CHICAGO — A successful relationship with a co-manufacturer is critical to many emerging brands growing their business. Fostering this relationship can be difficult, especially for early-stage companies that are new to the industry and unfamiliar with a co-man’s needs and expectations.
At Pack Expo 2024, held Nov. 3-6 at Chicago’s McCormick Place, a panel of co-manufacturers and industry experts shared what emerging brands can do to ensure their co-man partnerships are successful ones.
A good co-man customer knows exactly what they want, said Allan Berliant, president and chief executive officer of co-manufacturer Kitchen Cuisine Brands, Chicago, including the products they plan to run and ingredients they want to use. Additionally, they have the sales forecasts and necessary specs to back their products up.

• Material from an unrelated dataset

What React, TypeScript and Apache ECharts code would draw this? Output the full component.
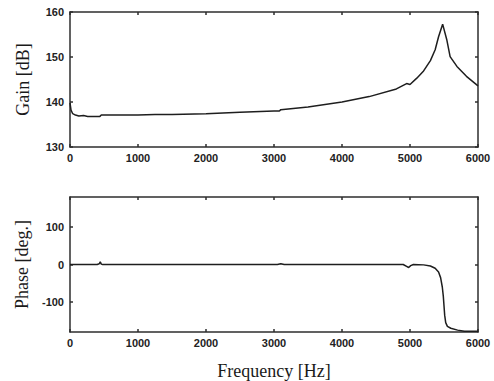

Berliant noted co-mans can often quickly tell whether a brand is properly prepared and worth working with.
“The phone rings all the time, and co-packers are going to make a judgment about whether to run [ your product] in about 15 seconds just based on the initial conversation,” he said. “So it’s about knowing what you’re doing.”
Will Madden, senior partner at Whole Brain Consulting, echoed this, adding brands should come to a co-man with a clear path to profitability and reliable production volumes. Most co-mans want to run product for at least eight hours a day, so customers should be able to meet those volume demands.
Conversely, difficult co-man customers have inconsistent production demands or are constantly adjusting their recipes, which puts more stress on the co-manufacturer and limits profitability.
“Lock in your recipe, run with it,” Madden said. “Your customer has no standard experience anymore [if you keep tweaking].”
Brands should also avoid micromanaging their co-man, he added, instead trusting in the co-man’s expertise.
When problems do arise with a co-manufacturer, transparency is key, said Mike Weglarz, executive vice president at co-manufacturer The Fresh Factory, Chicago. Brands should seek a co-man that will notify them when expectations aren’t being met, whether it’s a product out of spec or ingredients being unavailable.
“It’s setting expectations upfront with each other and being able to meet those expectations,” he said.